-- START --

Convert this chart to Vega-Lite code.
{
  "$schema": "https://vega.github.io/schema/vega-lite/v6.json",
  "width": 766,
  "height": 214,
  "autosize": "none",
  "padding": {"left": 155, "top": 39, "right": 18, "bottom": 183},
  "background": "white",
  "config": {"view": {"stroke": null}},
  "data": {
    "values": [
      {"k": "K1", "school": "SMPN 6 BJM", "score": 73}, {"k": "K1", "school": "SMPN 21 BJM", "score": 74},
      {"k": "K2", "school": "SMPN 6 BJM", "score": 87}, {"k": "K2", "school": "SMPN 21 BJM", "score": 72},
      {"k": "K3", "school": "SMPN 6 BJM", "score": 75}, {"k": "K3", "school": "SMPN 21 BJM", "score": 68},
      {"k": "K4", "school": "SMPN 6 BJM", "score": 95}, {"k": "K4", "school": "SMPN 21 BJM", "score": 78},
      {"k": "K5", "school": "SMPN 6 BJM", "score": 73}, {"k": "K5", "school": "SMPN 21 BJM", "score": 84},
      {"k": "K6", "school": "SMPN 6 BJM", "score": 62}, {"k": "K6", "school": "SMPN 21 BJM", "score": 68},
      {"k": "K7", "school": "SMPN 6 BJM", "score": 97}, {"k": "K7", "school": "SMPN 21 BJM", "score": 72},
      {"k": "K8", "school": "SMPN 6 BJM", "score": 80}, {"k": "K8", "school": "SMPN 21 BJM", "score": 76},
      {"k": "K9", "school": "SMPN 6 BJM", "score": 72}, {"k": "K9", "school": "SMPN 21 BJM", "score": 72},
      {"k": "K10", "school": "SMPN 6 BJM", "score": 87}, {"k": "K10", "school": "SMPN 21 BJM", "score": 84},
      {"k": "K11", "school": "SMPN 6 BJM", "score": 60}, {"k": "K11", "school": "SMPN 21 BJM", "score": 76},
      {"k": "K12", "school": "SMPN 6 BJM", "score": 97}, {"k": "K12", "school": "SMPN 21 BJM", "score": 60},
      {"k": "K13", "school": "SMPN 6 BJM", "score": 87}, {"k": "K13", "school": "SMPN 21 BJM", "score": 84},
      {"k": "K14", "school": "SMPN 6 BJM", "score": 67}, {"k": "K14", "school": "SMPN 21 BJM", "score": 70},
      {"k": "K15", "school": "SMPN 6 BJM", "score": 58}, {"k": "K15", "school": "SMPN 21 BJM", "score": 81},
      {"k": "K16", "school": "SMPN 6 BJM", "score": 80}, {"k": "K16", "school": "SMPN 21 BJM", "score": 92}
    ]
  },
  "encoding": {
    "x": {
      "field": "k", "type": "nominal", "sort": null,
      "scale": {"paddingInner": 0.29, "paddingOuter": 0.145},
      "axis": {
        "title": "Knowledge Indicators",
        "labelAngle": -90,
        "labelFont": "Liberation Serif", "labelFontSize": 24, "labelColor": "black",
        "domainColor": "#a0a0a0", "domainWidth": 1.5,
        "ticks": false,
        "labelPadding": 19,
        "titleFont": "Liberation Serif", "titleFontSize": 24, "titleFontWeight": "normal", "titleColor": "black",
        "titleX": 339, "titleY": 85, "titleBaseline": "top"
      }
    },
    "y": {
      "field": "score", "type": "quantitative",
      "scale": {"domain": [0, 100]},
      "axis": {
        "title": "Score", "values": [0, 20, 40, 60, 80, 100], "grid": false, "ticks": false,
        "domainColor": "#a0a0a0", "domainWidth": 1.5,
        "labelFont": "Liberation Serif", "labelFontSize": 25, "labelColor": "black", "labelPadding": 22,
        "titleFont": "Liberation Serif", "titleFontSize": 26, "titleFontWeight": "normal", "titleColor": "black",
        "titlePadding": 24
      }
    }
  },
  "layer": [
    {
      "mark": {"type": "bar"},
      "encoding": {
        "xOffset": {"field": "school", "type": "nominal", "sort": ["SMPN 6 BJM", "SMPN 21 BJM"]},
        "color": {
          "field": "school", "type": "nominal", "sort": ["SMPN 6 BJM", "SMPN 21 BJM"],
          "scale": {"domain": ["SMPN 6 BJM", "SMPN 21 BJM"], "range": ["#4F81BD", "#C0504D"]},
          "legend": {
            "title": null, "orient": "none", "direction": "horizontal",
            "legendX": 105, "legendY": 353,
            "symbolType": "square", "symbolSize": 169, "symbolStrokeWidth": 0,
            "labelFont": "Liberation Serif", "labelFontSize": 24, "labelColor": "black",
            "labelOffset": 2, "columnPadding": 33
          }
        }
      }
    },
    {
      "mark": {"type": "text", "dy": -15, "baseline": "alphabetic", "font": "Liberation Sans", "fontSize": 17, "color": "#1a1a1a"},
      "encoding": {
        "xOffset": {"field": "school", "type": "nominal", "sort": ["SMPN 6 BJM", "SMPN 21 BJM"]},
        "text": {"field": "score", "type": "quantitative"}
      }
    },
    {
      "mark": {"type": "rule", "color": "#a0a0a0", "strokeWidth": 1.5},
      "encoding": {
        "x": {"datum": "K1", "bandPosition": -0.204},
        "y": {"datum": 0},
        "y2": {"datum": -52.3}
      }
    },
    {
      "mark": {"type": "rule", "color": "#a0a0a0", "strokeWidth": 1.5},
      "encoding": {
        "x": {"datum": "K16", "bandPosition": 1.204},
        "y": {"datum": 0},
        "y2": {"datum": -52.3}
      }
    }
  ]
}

-- END --
-- START --

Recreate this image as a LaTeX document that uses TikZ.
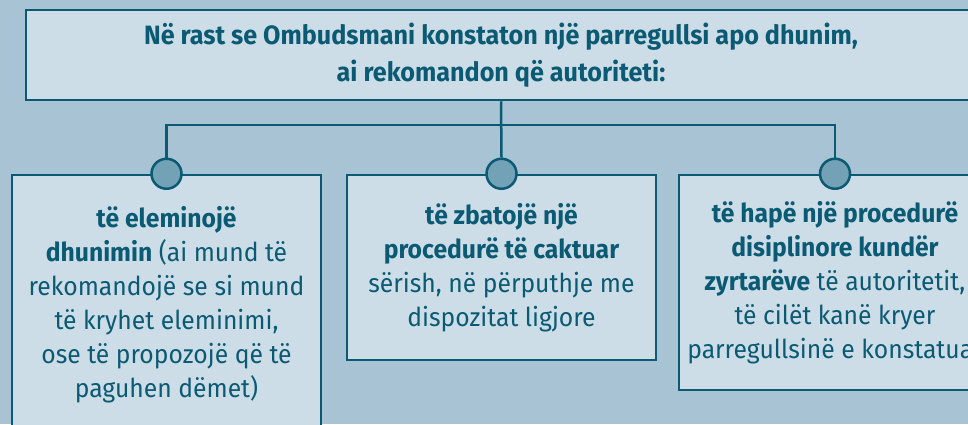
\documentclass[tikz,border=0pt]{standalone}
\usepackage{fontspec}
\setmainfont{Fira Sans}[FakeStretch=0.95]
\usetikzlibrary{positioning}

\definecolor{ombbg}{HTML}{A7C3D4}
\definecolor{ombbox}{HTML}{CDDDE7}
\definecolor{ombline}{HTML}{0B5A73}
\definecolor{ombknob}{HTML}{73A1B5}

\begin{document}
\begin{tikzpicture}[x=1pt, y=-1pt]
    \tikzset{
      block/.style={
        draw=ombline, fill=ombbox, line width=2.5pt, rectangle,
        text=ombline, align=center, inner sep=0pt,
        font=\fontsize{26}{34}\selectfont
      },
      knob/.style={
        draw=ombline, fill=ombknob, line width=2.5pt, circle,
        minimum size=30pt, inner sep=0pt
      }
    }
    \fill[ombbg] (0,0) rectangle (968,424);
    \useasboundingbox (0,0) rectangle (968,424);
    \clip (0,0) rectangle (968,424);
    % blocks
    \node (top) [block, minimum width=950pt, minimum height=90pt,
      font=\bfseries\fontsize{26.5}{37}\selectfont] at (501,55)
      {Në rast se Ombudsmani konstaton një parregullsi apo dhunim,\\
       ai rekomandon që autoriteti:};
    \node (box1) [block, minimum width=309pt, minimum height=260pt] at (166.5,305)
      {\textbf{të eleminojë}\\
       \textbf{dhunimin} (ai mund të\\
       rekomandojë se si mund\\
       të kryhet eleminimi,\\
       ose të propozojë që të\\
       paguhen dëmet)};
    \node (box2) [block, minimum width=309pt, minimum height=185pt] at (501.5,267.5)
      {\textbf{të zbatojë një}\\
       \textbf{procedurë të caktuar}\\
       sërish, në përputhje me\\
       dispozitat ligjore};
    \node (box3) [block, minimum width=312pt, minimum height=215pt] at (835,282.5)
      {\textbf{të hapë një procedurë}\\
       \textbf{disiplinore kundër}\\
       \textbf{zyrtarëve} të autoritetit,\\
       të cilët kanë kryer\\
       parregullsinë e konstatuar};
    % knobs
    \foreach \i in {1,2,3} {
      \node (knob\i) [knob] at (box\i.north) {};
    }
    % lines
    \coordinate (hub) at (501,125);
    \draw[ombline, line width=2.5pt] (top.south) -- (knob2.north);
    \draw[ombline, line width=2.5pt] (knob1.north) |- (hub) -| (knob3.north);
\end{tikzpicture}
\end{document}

-- END --
-- START --

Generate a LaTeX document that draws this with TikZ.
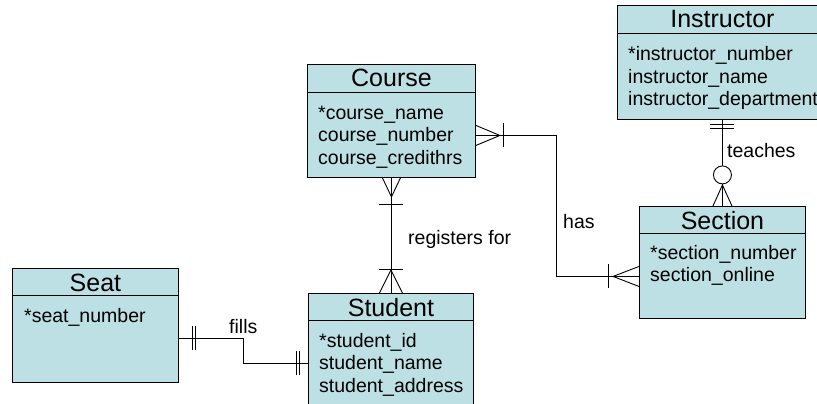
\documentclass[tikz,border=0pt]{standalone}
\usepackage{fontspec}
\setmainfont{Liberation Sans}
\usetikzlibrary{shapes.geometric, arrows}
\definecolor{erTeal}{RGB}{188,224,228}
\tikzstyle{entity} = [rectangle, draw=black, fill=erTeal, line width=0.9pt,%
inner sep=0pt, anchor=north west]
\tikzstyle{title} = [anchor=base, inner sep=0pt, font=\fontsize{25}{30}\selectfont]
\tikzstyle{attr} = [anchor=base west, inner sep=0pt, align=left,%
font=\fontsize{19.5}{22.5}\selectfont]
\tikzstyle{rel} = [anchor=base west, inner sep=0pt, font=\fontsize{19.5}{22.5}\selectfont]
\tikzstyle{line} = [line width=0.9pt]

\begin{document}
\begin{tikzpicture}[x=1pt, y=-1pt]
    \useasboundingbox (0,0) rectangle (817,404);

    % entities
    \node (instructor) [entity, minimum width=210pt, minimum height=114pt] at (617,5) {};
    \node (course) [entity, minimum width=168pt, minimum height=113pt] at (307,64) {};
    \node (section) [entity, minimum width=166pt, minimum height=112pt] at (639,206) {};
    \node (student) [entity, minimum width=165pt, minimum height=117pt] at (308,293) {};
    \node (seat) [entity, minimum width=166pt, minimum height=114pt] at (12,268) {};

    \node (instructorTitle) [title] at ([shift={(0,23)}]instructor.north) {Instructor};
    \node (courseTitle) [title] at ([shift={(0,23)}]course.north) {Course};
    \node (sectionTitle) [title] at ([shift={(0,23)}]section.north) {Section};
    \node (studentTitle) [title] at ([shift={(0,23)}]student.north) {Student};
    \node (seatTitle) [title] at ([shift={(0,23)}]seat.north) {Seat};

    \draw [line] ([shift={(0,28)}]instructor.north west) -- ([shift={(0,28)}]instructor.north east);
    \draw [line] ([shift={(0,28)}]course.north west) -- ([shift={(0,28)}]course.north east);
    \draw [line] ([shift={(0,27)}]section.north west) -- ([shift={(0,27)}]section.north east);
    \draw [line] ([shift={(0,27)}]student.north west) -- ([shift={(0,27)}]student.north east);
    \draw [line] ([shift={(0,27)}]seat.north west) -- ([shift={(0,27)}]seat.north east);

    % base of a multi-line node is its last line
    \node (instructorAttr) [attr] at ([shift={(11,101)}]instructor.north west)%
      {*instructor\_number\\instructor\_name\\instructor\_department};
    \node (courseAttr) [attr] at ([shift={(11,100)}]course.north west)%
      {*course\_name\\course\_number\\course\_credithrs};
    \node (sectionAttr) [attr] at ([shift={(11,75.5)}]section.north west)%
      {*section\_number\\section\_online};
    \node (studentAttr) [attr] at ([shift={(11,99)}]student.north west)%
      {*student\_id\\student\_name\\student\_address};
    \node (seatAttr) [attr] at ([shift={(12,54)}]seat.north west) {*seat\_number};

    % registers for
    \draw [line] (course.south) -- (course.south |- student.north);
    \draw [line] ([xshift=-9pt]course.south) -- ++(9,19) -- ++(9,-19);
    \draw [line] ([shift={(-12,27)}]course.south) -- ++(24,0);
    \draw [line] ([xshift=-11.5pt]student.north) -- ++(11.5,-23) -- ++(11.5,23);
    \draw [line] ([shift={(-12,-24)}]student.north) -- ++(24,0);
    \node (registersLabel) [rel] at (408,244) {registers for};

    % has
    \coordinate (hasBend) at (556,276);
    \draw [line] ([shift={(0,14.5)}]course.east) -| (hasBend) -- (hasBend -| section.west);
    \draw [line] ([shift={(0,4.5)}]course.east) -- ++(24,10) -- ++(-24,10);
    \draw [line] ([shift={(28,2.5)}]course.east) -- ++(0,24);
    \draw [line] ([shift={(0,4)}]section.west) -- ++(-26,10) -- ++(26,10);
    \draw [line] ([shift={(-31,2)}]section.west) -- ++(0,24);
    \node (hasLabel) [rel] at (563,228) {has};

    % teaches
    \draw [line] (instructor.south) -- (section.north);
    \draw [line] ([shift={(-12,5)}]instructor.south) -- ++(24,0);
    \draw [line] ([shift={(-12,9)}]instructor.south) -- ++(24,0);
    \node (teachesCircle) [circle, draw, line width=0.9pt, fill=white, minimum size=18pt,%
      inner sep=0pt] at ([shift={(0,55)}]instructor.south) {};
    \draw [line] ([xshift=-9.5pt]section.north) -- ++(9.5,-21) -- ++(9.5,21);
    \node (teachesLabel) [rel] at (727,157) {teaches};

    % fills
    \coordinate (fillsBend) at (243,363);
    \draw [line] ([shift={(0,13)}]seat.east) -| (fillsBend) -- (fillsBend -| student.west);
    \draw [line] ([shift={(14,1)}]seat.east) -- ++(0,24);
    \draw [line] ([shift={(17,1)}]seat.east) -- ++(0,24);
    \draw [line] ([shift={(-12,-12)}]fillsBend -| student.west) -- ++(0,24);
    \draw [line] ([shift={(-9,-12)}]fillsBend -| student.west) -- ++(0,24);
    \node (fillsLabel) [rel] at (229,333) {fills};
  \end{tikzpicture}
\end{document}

-- END --

▶ Task instructions:
Reproduce, starting at the line containing "Generate a LaTeX" and stopping after the line containing "(0,0) rectangle (817,404);", each of those lines exactly and no others; leave pictures out.

▶ Solution for this exercise:
Generate a LaTeX document that draws this with TikZ.
\documentclass[tikz,border=0pt]{standalone}
\usepackage{fontspec}
\setmainfont{Liberation Sans}
\usetikzlibrary{shapes.geometric, arrows}
\definecolor{erTeal}{RGB}{188,224,228}
\tikzstyle{entity} = [rectangle, draw=black, fill=erTeal, line width=0.9pt,%
inner sep=0pt, anchor=north west]
\tikzstyle{title} = [anchor=base, inner sep=0pt, font=\fontsize{25}{30}\selectfont]
\tikzstyle{attr} = [anchor=base west, inner sep=0pt, align=left,%
font=\fontsize{19.5}{22.5}\selectfont]
\tikzstyle{rel} = [anchor=base west, inner sep=0pt, font=\fontsize{19.5}{22.5}\selectfont]
\tikzstyle{line} = [line width=0.9pt]

\begin{document}
\begin{tikzpicture}[x=1pt, y=-1pt]
    \useasboundingbox (0,0) rectangle (817,404);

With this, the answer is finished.